🤖 AI Summary
This work addresses the overfitting issue of conventional Bayesian predictors in noisy binary classification, where insufficient regularization leads to significant excess risk. The authors propose a PAC-Bayes learning rule that controls regularization strength by balancing the training error of a randomized posterior predictor against its KL divergence from a prior. The key contribution lies in elucidating how the trade-off parameter λ governs generalization: when λ grows with the sample size (λ ≫ 1), employing a sample-size-dependent prior guarantees that the excess risk converges to zero uniformly under agnostic label noise. This result extends discrete-prior analyses to the continuous Bayesian setting and, through a refined two-part coding MDL perspective, quantitatively delineates the boundary between under- and over-regularization, thereby effectively mitigating the overfitting inherent in traditional Bayesian prediction.
📝 Abstract
We consider a PAC-Bayes type learning rule for binary classification, balancing the training error of a randomized ''posterior'' predictor with its KL divergence to a pre-specified ''prior''. This can be seen as an extension of a modified two-part-code Minimum Description Length (MDL) learning rule, to continuous priors and randomized predictions. With a balancing parameter of $λ=1$ this learning rule recovers an (empirical) Bayes posterior and a modified variant recovers the profile posterior, linking with standard Bayesian prediction (up to the treatment of the single-parameter noise level). However, from a risk-minimization prediction perspective, this Bayesian predictor overfits and can lead to non-vanishing excess loss in the agnostic case. Instead a choice of $λ\gg 1$, which can be seen as using a sample-size-dependent-prior, ensures uniformly vanishing excess loss even in the agnostic case.
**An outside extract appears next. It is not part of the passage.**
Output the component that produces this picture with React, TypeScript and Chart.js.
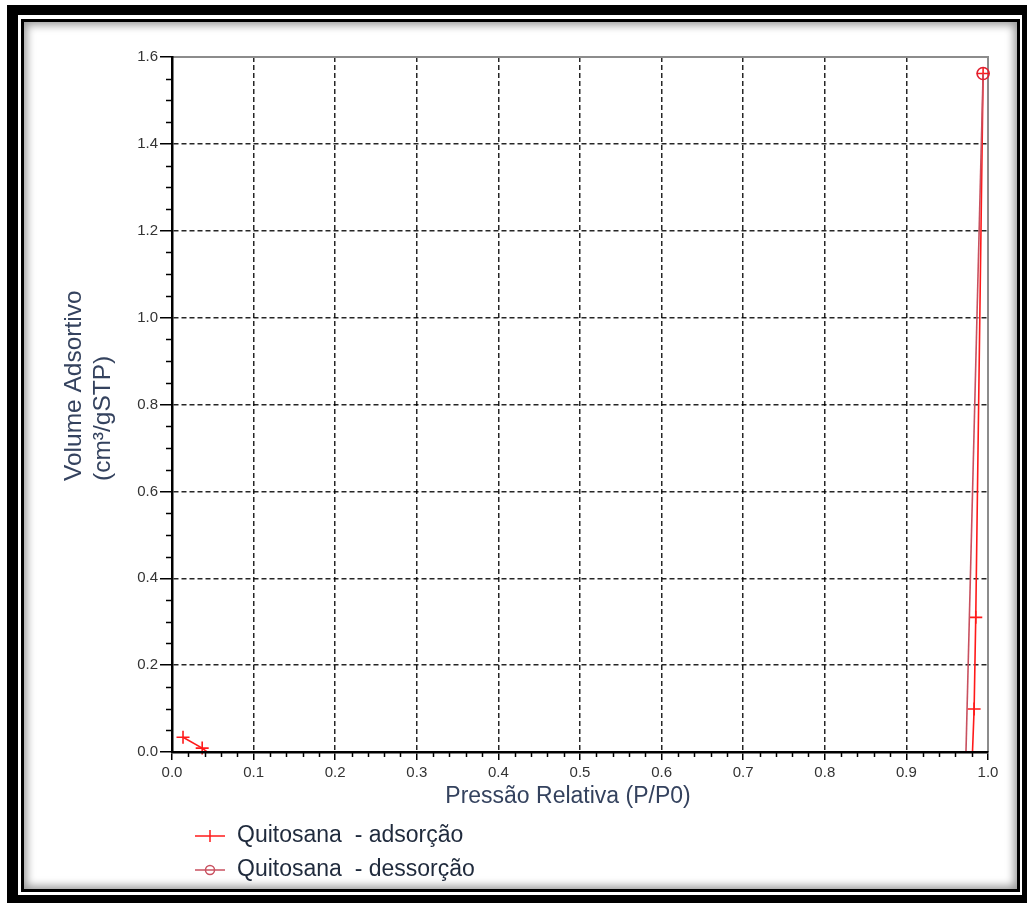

We precisely characterize the effect of under-regularizing (and over-regularizing) as a function of the balance parameter $λ$, understanding the regimes in which this under-regularization is tempered or catastrophic. This work extends previous work by Zhu and Srebro [2025] that considered only discrete priors to PAC Bayes type learning rules and, through their rigorous Bayesian interpretation, to Bayesian prediction more generally.